SHORT EXERCISE >>
Identify all lines in the data containing the string "this". Copy them out.

INPUT RECORDS >>
* Start *
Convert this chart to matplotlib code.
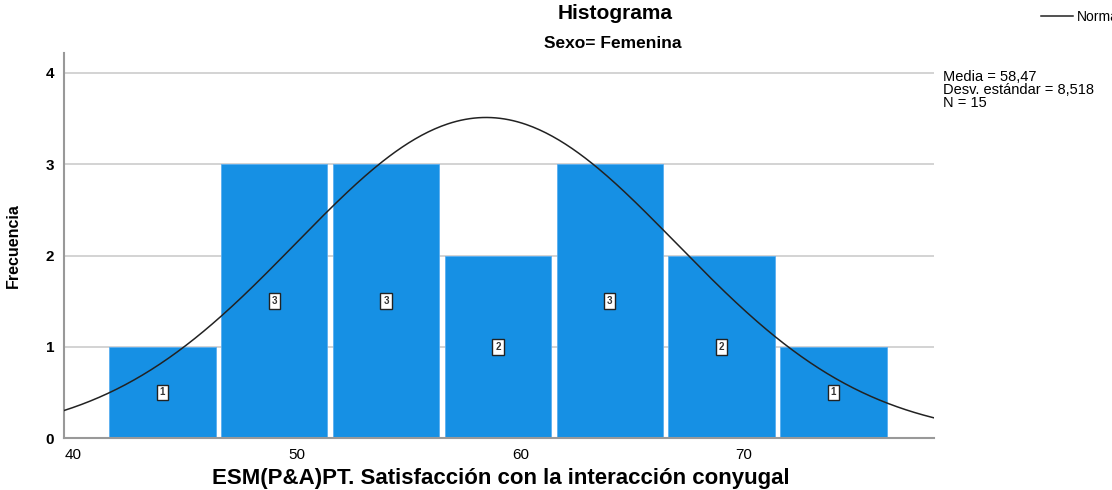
* End *
* Start *
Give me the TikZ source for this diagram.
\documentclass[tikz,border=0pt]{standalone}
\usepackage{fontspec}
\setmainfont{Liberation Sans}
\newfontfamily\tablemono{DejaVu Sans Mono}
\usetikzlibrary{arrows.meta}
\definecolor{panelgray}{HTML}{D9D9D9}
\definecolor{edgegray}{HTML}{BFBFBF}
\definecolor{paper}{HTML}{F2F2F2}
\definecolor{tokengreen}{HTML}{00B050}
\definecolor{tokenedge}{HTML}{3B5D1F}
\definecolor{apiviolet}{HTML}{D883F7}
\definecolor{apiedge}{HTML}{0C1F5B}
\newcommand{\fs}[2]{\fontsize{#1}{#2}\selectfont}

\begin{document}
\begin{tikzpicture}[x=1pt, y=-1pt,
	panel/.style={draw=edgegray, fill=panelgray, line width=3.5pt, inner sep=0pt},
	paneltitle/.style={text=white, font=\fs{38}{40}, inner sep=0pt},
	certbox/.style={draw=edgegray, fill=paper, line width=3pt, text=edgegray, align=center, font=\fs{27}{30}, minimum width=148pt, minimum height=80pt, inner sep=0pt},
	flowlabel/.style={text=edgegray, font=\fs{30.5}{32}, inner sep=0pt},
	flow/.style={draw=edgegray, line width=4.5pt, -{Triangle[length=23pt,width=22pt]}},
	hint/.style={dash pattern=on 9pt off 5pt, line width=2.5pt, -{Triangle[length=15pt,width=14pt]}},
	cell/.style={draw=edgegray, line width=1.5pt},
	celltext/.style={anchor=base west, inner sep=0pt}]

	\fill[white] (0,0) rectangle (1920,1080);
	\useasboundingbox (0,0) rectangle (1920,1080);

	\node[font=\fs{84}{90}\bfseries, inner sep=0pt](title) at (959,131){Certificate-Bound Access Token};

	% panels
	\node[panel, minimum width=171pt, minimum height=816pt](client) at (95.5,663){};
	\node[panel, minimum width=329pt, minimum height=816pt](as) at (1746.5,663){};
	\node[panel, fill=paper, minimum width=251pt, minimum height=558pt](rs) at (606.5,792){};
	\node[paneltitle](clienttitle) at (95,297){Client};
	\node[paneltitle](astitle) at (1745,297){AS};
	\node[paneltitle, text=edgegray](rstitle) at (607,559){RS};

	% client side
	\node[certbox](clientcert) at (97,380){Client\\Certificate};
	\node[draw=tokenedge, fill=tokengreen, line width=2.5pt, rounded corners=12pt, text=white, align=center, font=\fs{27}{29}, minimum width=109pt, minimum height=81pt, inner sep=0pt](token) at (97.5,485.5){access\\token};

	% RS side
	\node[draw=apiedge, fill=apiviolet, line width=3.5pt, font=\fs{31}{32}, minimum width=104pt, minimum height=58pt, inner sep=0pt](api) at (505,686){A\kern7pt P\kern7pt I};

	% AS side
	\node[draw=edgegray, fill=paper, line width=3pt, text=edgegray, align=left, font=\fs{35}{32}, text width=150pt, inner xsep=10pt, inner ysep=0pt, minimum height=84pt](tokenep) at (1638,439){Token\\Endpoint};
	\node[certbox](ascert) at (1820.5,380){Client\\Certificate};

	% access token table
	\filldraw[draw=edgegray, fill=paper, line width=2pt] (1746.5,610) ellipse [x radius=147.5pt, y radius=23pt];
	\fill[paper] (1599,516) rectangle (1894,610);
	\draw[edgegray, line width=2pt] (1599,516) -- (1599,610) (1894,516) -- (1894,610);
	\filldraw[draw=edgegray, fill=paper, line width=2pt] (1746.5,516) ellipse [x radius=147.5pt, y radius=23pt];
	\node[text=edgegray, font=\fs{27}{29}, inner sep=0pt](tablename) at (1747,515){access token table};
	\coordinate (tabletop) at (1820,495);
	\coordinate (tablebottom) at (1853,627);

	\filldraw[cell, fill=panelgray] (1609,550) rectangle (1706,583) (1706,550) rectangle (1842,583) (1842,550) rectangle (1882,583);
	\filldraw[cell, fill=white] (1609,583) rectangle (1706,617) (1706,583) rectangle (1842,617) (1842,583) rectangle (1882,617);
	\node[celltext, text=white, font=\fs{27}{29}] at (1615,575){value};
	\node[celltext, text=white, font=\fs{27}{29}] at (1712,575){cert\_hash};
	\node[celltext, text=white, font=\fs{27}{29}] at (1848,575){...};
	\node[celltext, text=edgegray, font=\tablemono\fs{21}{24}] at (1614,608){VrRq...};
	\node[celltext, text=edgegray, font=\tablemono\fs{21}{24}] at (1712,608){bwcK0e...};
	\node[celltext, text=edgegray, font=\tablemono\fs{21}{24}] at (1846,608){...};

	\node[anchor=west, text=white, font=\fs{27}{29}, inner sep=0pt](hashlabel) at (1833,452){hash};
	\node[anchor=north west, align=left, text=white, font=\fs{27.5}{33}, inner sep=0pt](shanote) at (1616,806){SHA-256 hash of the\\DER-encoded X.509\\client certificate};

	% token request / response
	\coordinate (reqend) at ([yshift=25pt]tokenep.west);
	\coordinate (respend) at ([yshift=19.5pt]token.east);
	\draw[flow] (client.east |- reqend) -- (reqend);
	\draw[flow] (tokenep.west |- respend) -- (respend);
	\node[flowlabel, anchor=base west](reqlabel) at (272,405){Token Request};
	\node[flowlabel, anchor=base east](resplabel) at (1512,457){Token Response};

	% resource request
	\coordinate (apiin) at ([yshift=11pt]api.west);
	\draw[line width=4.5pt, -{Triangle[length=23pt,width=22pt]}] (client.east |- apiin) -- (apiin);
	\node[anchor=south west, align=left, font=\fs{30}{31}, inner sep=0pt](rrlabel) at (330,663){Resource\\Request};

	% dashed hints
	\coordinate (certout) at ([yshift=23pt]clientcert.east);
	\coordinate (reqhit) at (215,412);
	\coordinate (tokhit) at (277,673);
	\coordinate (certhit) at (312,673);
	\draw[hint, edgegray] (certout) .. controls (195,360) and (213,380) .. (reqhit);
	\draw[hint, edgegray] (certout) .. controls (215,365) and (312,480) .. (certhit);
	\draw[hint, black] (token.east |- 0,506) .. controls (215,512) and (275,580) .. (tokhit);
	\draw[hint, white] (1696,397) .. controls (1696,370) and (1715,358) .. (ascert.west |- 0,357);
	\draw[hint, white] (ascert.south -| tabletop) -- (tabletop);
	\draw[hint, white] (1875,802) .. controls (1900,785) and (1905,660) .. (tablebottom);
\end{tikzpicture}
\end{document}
* End *
CORRECT ANSWER >>
Convert this chart to matplotlib code.
Give me the TikZ source for this diagram.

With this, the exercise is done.